SCIENCE SHARED CAMPUS

Four young girls sitting on a set of stairs.

Shared Science Campus

Addressing the special needs of high-achieving students in public schools

A Shared Science Campus (“SSC”) offers high-achieving municipal public high-school students a superior teaching staff and an advanced classroom environment, over what is typically found in Ethiopian secondary schools. For example, in an SSC:

• There are ample lab equipment and computer facilities.
• The science curriculum is deeper and broader.
• Theory is accompanied by student experiments, research materials, and university visitors.

We at STEM Synergy were inspired by the Young Pioneers enrichment program in the Soviet Union, as well as the Hemda city-wide science high school in Tel Aviv in Israel, and a similar city-wide science in Rehovot. These enrichment programs for advanced students had resolved the ethical issues of “advanced placement” education within a municipal public school system.

Under our suggestion and lab funding, the first Ethiopian SSC was established in 2014 at Kotebe Metropolitan College (“KMC”) at the eastern edge of Addis Ababa. Twenty public municipal high schools are within KMC’s surrounding catchment area, and the available science education facilities were spread too thinly among those high schools. A teacher’s college transforming to a university, KMC wanted to lead a new kind of STEM enrichment program.

Re-purposed building at Kotebe College becomes first Science Shared Campus (“SSC”) for gifted high school students

KMC and STEM Synergy jointly converted an existing on-campus building to house the pioneering SSC and its labs. Then we devised a plan to select approximately five of the highest-achieving students from each of the twenty high schools. SSC students were interviewed and chosen strictly by their merit. We were particularly proud that more females than males were selected into the SSC. The Kotebe SSC entering 9th grade class had a student ratio is 53 females to 37 males, and that demographic ratio has remained quite stable as the program has matured and expanded.

The biggest challenge experienced seemed to be convincing the parents to allow their high-achieving children to participate in the SSC program. The parents worried about Ethiopia practice of exam rankings as the main factor governing which university a student will attend.

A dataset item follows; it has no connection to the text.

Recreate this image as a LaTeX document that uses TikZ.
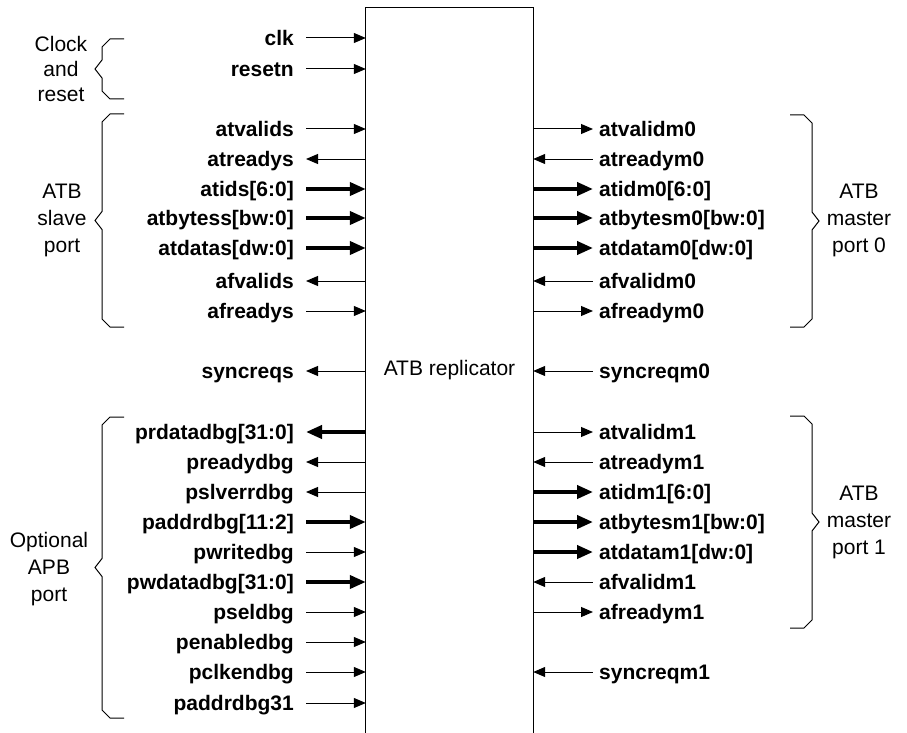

Furthermore, we also wanted to introduce the nation’s influential educators to the new concept. So we held a two-day conference with both the parents and the Ethiopian educators.

9th Grade students of Kotebe Shared Science Campus students, panel discussion of National Conference on STEM in High Schools, 2016

The entire experience was positive and successful. Minister of Education H.E. Shiferaw gave encouragement to expand further.

Subsequently, the SSC concept has indeed been spreading quickly throughout Ethiopia. Each SSC has 4 grades (9-12), and each grade has ~90 students. Each SSC starts with a new entering group of 9th graders. After four years of this process, the SSC holds ~360 students thereafter.


Mentors in the chemistry lab of Kotebe Shared Science Campus

Four SSCs are now fully operational:
  • Axum Shared Science Campus (at Axum University)
  • Bahir Dar Shared Science Campus (at BahirDar University
  • Hawassa Shared Science Campus (at Hawassa University)
  • Kotebe Shared Science Campus (at Kotebe Metropolitan University in Addis Ababa)

Two more SSCs are expected to begin operations by the next school semester.

Moreover, as the advanced SSC education level becomes increasingly accessible, the many SSCs will likely instill a rising quality of STEM education across all public high schools in Ethiopia. Aim high, a rising tide will raise all boats.


Entering freshman class, Kotebe Shared Science High School, 2016

NOTE : The initial funding of the Shared Science Campus program was provided by the Gelfand Family Charitable Trust, which preceded STEM Synergy. The success of the program subsequently expanded to more municipalities, which have absorbed virtually all of the program costs.